Pietro Armando Lavini (7 July 1927 – 9 August 2015) was a Catholic Capuchin friar who spent almost his entire life rebuilding, single-handedly, the ruined church of Saint Leonard at Volubrio in a remote mountainous region within the Monti Sibillini National Park, Marche, Italy. The church lies just to the north west of the "Gorges of Hell", a popular natural attraction.

==Life==
Armando Girio Lavini was born in Potenza Picena. Although the exact birthdate is unknown, it is commonly reported as July 7, 1927.
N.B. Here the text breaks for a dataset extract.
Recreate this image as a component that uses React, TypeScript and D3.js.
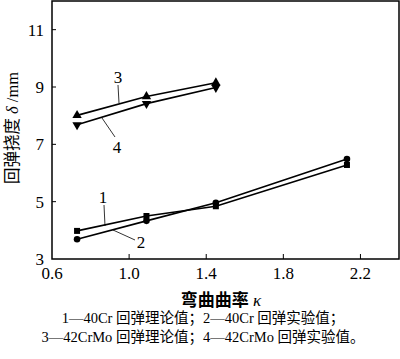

At the age of nine, Armando joined the Capuchin friars, with whom he journeyed for the first time into the mountains. Armando chose the ruins of Saint Leonard as a beautiful natural environment, and from 1971 till his death he rebuilt the church there whilst living as a hermit.

Lavini became well known from articles published by writer Andreas Englisch. Pietro himself wrote a book published in 1999 about his life. Pietro died on August 9, 2015, at the age of 88.

==Church building==
The church was built on the ruins of a II-III century chapel. (Re)construction began on May 24, 1971. Lavini spent four years alone on the piping of water to the site from the nearest stream. The church was finally consecrated some 30 years later, on September 17, 2000, by Gennaro Franceschetti, archbishop for the diocese of Fermo. The bell tower was completed in 2012. On June 8, 2014, the church received an organ from an internationally known musical instrument manufacturing company.